Granted, the internet (which I didn’t get until 1998) has leveled the playing field in some respects; it’s possible to learn about or pirate quite a bit. Assuming, of course, that you have the internet, or that it runs at a tolerable speed. But whether you’re upgrading your computer or buying the latest cute Doctor Who shirt, being a geek takes a certain amount of disposable income – maybe more than some “mainstream” hobbies, because to be a dabbler, a casual fan, is to be a sham.

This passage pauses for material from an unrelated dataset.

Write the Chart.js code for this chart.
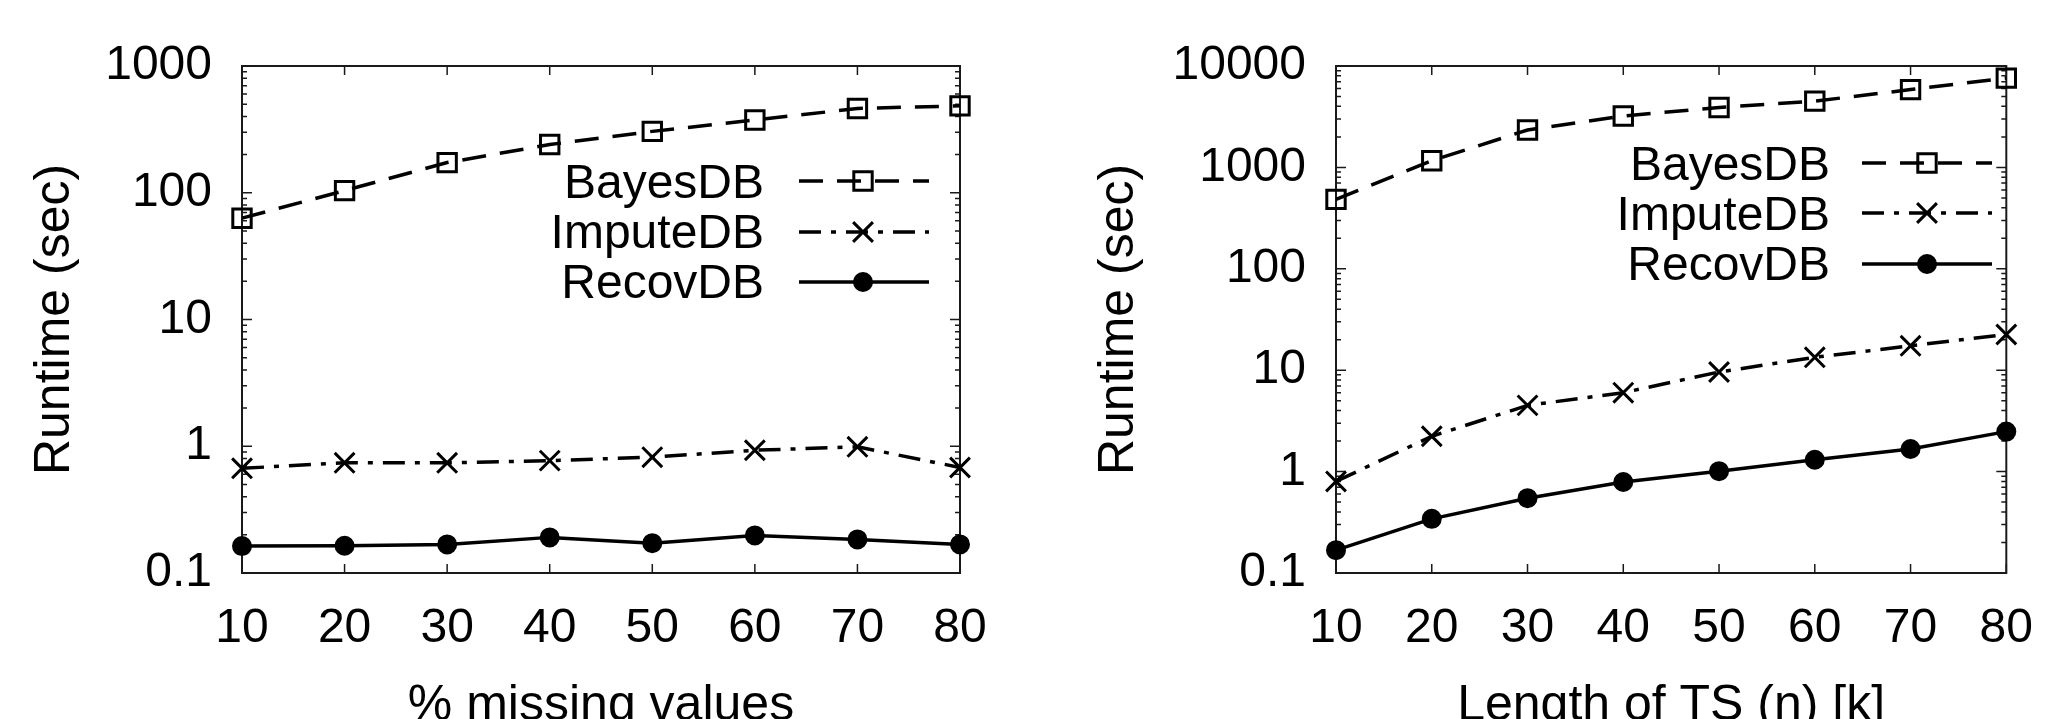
<!DOCTYPE html>
<html><head><meta charset="utf-8">
<script src="https://cdn.jsdelivr.net/npm/chart.js@4.4.1/dist/chart.umd.min.js"></script>
<style>
html,body{margin:0;padding:0;background:#fff;width:2060px;height:719px;overflow:hidden;}
.panel{position:absolute;top:0;width:1030px;height:760px;}
</style></head><body>
<div class="panel" style="left:0"><canvas id="c1" width="1030" height="760"></canvas></div>
<div class="panel" style="left:1030px"><canvas id="c2" width="1030" height="760"></canvas></div>
<script>
// ---- data ----
const xLabels = ['10','20','30','40','50','60','70','80'];
const seriesNames = ['BayesDB','ImputeDB','RecovDB'];
// left panel: % missing values
const missBayes  = [63, 104, 173, 240, 305, 375, 462, 485];
const missImpute = [0.67, 0.74, 0.74, 0.77, 0.82, 0.93, 0.99, 0.68];
const missRecov  = [0.163, 0.164, 0.168, 0.191, 0.172, 0.198, 0.184, 0.168];
// right panel: length of TS
const lenBayes  = [484, 1164, 2340, 3210, 3900, 4500, 5850, 7600];
const lenImpute = [0.80, 2.23, 4.5, 6.0, 9.6, 13.4, 17.4, 22.5];
const lenRecov  = [0.168, 0.342, 0.547, 0.79, 1.01, 1.31, 1.67, 2.48];
// tick labels / titles
const missYTicks = [0.1, 1, 10, 100, 1000];
const lenYTicks  = [0.1, 1, 10, 100, 1000, 10000];
const yTitle = 'Runtime (sec)';
const missXTitle = '% missing values';
const lenXTitle = 'Length of TS (n) [k]';

const FONT = '"Liberation Sans", Arial, Helvetica, sans-serif';
Chart.defaults.font.family = FONT;
Chart.defaults.color = '#000';

const styles = [
  {borderDash:[24,14], pointStyle:'rect', pointRadius:13, fill:'rgba(0,0,0,0)'},
  {borderDash:[22,10,5,10], pointStyle:'crossRot', pointRadius:14, fill:'rgba(0,0,0,0)'},
  {borderDash:[], pointStyle:'circle', pointRadius:8.5, fill:'#000'}
];

function makeDatasets(arrs){
  return arrs.map((d,i)=>({
    label: seriesNames[i], data: d,
    borderColor:'#000', borderWidth:3.5, borderDash: styles[i].borderDash,
    pointStyle: styles[i].pointStyle, pointRadius: styles[i].pointRadius,
    pointBorderWidth:3, pointBorderColor:'#000', pointBackgroundColor: styles[i].fill,
    tension:0, clip:false, fill:false
  }));
}

function drawMarker(ctx, style, r, x, y){
  ctx.beginPath();
  if (style==='rect'){ const s=r*Math.SQRT1_2; ctx.rect(x-s,y-s,2*s,2*s); ctx.stroke(); }
  else if (style==='crossRot'){ const s=r*Math.SQRT1_2; ctx.moveTo(x-s,y-s); ctx.lineTo(x+s,y+s); ctx.moveTo(x-s,y+s); ctx.lineTo(x+s,y-s); ctx.stroke(); }
  else { ctx.arc(x,y,r,0,Math.PI*2); ctx.fill(); ctx.stroke(); }
}

const framePlugin = {
  id:'gnuFrame',
  beforeDatasetsDraw(chart){
    const {ctx, chartArea:a} = chart; const x=chart.scales.x, y=chart.scales.y;
    ctx.save();
    ctx.strokeStyle='#1a1a1a'; ctx.setLineDash([]);
    ctx.lineWidth=2;
    ctx.strokeRect(a.left, a.top, a.right-a.left, a.bottom-a.top);
    ctx.lineWidth=1.5;
    ctx.beginPath();
    x.ticks.forEach((t,i)=>{ const px=x.getPixelForTick(i);
      ctx.moveTo(px,a.bottom); ctx.lineTo(px,a.bottom-9);
      ctx.moveTo(px,a.top); ctx.lineTo(px,a.top+9); });
    y.ticks.forEach(t=>{ const py=y.getPixelForValue(t.value);
      ctx.moveTo(a.left,py); ctx.lineTo(a.left+10,py);
      ctx.moveTo(a.right,py); ctx.lineTo(a.right-10,py); });
    const e0=Math.round(Math.log10(y.min)), e1=Math.round(Math.log10(y.max));
    for(let e=e0;e<e1;e++){ for(let m=2;m<=9;m++){ const v=m*Math.pow(10,e); const py=y.getPixelForValue(v);
      ctx.moveTo(a.left,py); ctx.lineTo(a.left+5,py);
      ctx.moveTo(a.right,py); ctx.lineTo(a.right-5,py); } }
    ctx.stroke();
    ctx.restore();
  }
};

const legendPlugin = {
  id:'gnuLegend',
  afterDatasetsDraw(chart, args, o){
    const ctx=chart.ctx;
    chart.data.datasets.forEach((ds,i)=>{
      const y=o.rows[i];
      ctx.save();
      ctx.font='48px '+FONT; ctx.fillStyle='#000'; ctx.textAlign='right'; ctx.textBaseline='alphabetic';
      ctx.fillText(ds.label, o.textRight, o.baselines[i]);
      ctx.strokeStyle=ds.borderColor; ctx.lineWidth=ds.borderWidth; ctx.setLineDash(ds.borderDash||[]);
      ctx.beginPath(); ctx.moveTo(o.x1,y); ctx.lineTo(o.x2,y); ctx.stroke();
      ctx.setLineDash([]);
      ctx.strokeStyle=ds.pointBorderColor; ctx.fillStyle=ds.pointBackgroundColor; ctx.lineWidth=ds.pointBorderWidth;
      drawMarker(ctx, ds.pointStyle, ds.pointRadius, o.mx, y);
      ctx.restore();
    });
  }
};

function makeChart(id, arrs, yTicks, xTitle, cfg){
  return new Chart(document.getElementById(id), {
    type:'line',
    data:{labels:xLabels, datasets:makeDatasets(arrs)},
    plugins:[framePlugin, legendPlugin],
    options:{
      responsive:false, animation:false, devicePixelRatio:1,
      layout:{padding:{left:0, right:cfg.padRight, top:66, bottom:0}},
      plugins:{legend:{display:false}, tooltip:{enabled:false}, gnuLegend:cfg.legend},
      scales:{
        x:{type:'category', offset:false,
           grid:{display:false, drawTicks:false}, border:{display:false},
           ticks:{font:{size:48}, color:'#000', padding:27, maxRotation:0, autoSkip:false},
           title:{display:true, text:xTitle, font:{size:50}, color:'#000', padding:{top:0,bottom:24}},
           afterFit:s=>{ s.height = 760-573; }},
        y:{type:'logarithmic', min:yTicks[0], max:yTicks[yTicks.length-1],
           grid:{display:false, drawTicks:false}, border:{display:false},
           afterBuildTicks:s=>{ s.ticks = yTicks.map(v=>({value:v, major:true})); },
           ticks:{font:{size:48}, color:'#000', padding:30, callback:v=>String(v)},
           title:{display:true, text:yTitle, font:{size:50}, color:'#000', padding:{top:cfg.yTitlePad,bottom:0}},
           afterFit:s=>{ s.width = cfg.yWidth; }}
      }
    }
  });
}

makeChart('c1', [missBayes, missImpute, missRecov], missYTicks, missXTitle,
  {padRight:70, yWidth:242, yTitlePad:25,
   legend:{textRight:764, x1:799, x2:929, mx:863, rows:[181,232,282], baselines:[198,248,298]}});
makeChart('c2', [lenBayes, lenImpute, lenRecov], lenYTicks, lenXTitle,
  {padRight:38, yWidth:306, yTitlePad:59,
   legend:{textRight:800, x1:832, x2:962, mx:897, rows:[163,213,264], baselines:[180,230,280]}});
</script>
</body></html>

So the next time you meet a casual fan, be it man or woman, remember the many mitigating circumstances before you scoff. Maybe they’ve got a newly discovered passion. Maybe they don’t have the cash to really delve in the way they’d like. Maybe they’ve been focusing on getting their Master’s degree. Most importantly, it’s not really any of your business. Maybe you should be glad that you’ve met anyone else who’s willing to discuss The X-Files.